* Start MATERIAL PROVIDED *

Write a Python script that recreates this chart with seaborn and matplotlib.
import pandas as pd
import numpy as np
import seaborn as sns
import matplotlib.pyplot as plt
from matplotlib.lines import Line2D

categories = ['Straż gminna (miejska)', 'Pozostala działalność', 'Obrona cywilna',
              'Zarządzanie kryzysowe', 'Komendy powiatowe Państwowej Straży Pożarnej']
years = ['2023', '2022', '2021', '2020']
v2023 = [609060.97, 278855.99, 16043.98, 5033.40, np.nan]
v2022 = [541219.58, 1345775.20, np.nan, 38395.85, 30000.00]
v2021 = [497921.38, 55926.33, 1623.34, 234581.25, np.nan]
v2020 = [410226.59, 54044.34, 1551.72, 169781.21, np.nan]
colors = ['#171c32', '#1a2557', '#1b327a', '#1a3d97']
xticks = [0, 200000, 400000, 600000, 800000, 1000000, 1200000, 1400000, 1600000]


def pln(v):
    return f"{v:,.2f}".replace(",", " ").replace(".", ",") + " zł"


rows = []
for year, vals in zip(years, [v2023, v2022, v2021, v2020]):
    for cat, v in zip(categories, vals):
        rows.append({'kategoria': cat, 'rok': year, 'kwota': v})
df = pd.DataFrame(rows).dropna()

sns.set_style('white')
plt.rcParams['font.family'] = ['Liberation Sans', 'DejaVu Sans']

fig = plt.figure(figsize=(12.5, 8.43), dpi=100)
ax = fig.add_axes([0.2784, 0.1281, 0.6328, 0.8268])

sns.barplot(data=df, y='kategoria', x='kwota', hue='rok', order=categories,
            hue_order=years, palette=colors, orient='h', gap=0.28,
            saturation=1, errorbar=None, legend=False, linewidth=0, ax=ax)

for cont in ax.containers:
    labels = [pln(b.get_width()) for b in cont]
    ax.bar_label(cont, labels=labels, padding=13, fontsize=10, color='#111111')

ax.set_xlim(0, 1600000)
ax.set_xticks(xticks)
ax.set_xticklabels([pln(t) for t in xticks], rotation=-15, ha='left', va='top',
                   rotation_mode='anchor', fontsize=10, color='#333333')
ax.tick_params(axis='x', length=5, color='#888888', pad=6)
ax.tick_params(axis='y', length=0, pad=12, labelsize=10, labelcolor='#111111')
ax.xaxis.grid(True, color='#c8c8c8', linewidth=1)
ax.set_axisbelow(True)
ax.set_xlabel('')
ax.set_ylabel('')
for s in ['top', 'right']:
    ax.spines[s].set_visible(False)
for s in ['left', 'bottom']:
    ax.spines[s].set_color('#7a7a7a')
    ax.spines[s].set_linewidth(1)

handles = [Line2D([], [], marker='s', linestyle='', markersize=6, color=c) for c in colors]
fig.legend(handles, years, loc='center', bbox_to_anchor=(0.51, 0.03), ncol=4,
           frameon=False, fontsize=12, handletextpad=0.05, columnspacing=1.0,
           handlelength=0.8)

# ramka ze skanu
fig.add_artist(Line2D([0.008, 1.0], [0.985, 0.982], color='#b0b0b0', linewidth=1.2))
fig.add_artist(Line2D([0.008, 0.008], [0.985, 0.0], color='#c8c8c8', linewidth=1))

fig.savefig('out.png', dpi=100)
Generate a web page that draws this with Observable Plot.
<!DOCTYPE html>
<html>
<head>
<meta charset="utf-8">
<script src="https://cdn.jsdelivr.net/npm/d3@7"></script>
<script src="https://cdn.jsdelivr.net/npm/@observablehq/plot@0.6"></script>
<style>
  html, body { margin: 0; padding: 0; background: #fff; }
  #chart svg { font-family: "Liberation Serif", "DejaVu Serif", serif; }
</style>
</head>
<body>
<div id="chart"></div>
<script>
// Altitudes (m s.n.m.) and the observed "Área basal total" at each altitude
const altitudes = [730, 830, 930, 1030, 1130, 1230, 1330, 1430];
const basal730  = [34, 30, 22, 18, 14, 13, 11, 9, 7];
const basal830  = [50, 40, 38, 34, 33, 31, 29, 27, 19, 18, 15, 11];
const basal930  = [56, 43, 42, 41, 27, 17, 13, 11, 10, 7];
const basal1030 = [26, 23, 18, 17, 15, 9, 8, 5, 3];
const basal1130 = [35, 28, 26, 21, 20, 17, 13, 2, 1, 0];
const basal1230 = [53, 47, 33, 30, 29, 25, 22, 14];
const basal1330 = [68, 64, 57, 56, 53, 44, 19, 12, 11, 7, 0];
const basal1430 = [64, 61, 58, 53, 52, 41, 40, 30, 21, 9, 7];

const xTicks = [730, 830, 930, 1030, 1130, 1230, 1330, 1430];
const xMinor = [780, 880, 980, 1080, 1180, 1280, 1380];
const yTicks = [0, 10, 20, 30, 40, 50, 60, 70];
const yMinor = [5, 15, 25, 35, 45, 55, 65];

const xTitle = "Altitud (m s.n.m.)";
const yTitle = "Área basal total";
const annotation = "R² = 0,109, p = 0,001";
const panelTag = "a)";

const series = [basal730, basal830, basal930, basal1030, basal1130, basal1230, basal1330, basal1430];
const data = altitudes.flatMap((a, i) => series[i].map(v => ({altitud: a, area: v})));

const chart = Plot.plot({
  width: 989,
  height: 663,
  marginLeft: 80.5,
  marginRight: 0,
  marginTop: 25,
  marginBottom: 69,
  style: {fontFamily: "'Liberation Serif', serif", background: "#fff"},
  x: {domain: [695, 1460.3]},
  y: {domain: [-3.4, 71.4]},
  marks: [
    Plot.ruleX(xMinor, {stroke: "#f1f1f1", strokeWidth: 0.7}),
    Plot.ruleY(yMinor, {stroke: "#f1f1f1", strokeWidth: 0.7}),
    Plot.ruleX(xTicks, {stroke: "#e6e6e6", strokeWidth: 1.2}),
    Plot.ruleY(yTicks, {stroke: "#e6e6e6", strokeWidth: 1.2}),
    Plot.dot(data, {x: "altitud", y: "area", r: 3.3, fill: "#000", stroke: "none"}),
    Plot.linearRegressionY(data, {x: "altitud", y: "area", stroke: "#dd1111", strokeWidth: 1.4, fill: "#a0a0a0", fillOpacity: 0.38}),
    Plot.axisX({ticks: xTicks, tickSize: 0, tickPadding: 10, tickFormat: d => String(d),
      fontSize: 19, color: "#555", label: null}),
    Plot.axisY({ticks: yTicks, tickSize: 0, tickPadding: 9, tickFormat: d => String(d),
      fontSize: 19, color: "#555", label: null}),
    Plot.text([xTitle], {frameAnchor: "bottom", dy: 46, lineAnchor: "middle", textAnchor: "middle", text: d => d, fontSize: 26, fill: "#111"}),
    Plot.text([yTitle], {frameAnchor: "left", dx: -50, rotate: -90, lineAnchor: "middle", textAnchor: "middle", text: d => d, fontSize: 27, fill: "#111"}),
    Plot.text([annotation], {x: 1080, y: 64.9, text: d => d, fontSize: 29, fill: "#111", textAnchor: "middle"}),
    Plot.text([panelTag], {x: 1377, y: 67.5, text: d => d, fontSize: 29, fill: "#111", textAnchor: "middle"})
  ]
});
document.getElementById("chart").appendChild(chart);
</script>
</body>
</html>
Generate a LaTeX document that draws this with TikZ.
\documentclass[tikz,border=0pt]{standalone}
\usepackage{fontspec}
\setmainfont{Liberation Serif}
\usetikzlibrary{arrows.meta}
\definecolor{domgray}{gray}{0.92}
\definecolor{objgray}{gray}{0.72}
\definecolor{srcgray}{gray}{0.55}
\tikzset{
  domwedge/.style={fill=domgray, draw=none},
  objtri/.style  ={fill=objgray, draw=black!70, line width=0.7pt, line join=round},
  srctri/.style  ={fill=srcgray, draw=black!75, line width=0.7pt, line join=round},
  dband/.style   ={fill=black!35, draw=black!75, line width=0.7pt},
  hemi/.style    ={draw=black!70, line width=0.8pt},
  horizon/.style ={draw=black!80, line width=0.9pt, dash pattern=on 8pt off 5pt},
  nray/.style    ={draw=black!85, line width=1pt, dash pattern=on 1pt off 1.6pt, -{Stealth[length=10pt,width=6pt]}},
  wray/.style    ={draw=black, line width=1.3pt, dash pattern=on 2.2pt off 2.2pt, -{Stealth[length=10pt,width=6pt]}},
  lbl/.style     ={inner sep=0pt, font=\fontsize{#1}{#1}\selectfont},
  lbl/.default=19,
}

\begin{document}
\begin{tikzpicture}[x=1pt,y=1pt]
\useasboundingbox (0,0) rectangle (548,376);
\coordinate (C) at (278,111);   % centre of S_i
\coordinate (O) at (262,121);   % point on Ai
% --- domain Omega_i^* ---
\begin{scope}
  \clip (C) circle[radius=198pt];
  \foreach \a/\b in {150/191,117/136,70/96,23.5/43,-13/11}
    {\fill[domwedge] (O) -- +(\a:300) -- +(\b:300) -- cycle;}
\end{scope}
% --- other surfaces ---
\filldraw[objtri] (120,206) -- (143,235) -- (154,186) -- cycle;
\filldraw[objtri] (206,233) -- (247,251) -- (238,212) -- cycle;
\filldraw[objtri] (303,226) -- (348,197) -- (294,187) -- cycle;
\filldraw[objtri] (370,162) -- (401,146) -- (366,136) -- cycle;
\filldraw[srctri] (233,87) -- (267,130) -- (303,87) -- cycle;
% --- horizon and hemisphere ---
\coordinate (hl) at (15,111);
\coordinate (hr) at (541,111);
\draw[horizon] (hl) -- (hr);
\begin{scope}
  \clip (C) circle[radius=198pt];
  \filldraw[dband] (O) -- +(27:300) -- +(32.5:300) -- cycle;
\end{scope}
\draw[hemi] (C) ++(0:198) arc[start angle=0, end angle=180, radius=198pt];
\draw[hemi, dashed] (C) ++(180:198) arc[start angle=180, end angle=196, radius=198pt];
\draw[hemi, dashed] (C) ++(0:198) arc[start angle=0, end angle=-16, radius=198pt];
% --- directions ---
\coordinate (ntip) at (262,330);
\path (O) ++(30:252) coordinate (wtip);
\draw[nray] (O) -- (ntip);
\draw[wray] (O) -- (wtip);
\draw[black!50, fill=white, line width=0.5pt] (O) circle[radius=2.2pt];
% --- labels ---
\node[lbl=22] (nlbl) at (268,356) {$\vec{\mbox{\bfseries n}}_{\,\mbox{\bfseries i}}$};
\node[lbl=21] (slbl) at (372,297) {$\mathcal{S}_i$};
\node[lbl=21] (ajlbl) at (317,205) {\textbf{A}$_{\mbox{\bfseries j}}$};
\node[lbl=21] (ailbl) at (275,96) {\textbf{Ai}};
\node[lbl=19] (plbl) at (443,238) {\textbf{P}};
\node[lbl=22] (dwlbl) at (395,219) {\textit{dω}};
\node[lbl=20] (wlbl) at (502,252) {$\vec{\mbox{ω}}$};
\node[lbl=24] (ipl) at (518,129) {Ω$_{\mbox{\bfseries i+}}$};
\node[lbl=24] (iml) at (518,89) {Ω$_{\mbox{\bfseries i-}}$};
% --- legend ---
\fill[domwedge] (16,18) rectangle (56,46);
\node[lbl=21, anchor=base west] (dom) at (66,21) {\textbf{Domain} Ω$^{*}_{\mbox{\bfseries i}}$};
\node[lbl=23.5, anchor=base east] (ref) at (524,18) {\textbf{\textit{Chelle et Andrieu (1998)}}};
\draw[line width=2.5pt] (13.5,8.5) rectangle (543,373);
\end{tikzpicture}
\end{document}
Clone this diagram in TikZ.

* End MATERIAL PROVIDED *

# WHAT THE TASK REQUIRES:
Please print the material above exactly as it appears, from its first line through the line containing "plt.rcParams['font.family'] = ['Liberation", inclusive, and stop there.

# TASK RESULT:
Write a Python script that recreates this chart with seaborn and matplotlib.
import pandas as pd
import numpy as np
import seaborn as sns
import matplotlib.pyplot as plt
from matplotlib.lines import Line2D

categories = ['Straż gminna (miejska)', 'Pozostala działalność', 'Obrona cywilna',
              'Zarządzanie kryzysowe', 'Komendy powiatowe Państwowej Straży Pożarnej']
years = ['2023', '2022', '2021', '2020']
v2023 = [609060.97, 278855.99, 16043.98, 5033.40, np.nan]
v2022 = [541219.58, 1345775.20, np.nan, 38395.85, 30000.00]
v2021 = [497921.38, 55926.33, 1623.34, 234581.25, np.nan]
v2020 = [410226.59, 54044.34, 1551.72, 169781.21, np.nan]
colors = ['#171c32', '#1a2557', '#1b327a', '#1a3d97']
xticks = [0, 200000, 400000, 600000, 800000, 1000000, 1200000, 1400000, 1600000]


def pln(v):
    return f"{v:,.2f}".replace(",", " ").replace(".", ",") + " zł"


rows = []
for year, vals in zip(years, [v2023, v2022, v2021, v2020]):
    for cat, v in zip(categories, vals):
        rows.append({'kategoria': cat, 'rok': year, 'kwota': v})
df = pd.DataFrame(rows).dropna()

sns.set_style('white')
plt.rcParams['font.family'] = ['Liberation Sans', 'DejaVu Sans']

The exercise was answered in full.